My kitchen cabinets are a mess. I’m aware of the problem, and I’ve been meaning to fix it for a long, long time. After many months of contemplating the organizational endeavor ahead of me, I’ve come to realize that a major contributor to this issue is the massive amounts of food storage containers I own, and their corresponding lids. So. Many. Lids.
But it doesn’t have to be this way, as I recently discovered. A few weeks ago, I paid a visit to my mom’s house, where I noticed this floppy, silicone, flower-shaped disc with no discernible purpose hanging out on the kitchen counter. My mom explained that, actually, the disc, which is officially known as the Zeal Push to Seal Kitchen Lid, is a one-size-fits-most cover that self-seals to fit pretty much any bowl, pot, Tupperware/Pyrex/Ziploc thing, etc. You’re just supposed to place it atop the container of your choosing, then lightly press in on the center to let the air out, and — voila! — it sticks just like any regular lid would. I tried it with a glass container even though I was positive that as soon as I lifted it by holding the protruding center of the lid, it would clatter to the ground, shattering into a billion pieces and ruining some perfectly good leftovers. Luckily, the Zeal lid proved me wrong.
And because the lid is made of silicone, it’s safe to use as cover on top of pots and pans on the stove, or on containers being heated in the microwave. Plus, it won’t retain any weird smells or stains, and can go straight in the dishwasher — truly a pillar of convenience.
And yes, for people who are no fun at all, there’s a more conservative-looking option available as well.
I like the Zeal brand because their lids seem to be particularly thick and sturdy (plus they donate a portion of their profits to the The Honeybee Conservancy — save the bees!), but they’re hardly the only brand that’s figured out the convenience of self-sealing lids. Charles Viancin makes a wide range of lids in the same vein as Zeal (the smaller ones are great for covering beverages) and even a few useful lid sets.

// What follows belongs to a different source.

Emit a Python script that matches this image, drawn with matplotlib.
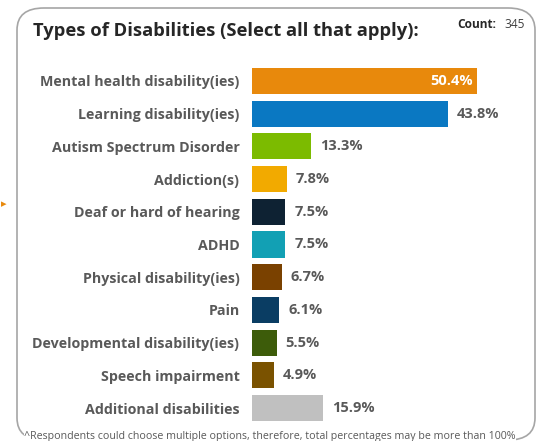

Since integrating the lid (I got the flower one, because mother knows best) into my kitchen routine, it’s passed the test on my relatively heavy Instant Pot Mini pot, as well as smaller Pyrex containers. But perhaps most valuably, I spend way less time sifting through hundreds of lids, trying to find the one that matches my chosen container. Maybe, when I finally do clean out my kitchen cabinets, I’ll just get rid of all those lids, and go all in on the big, floppy, flower one instead.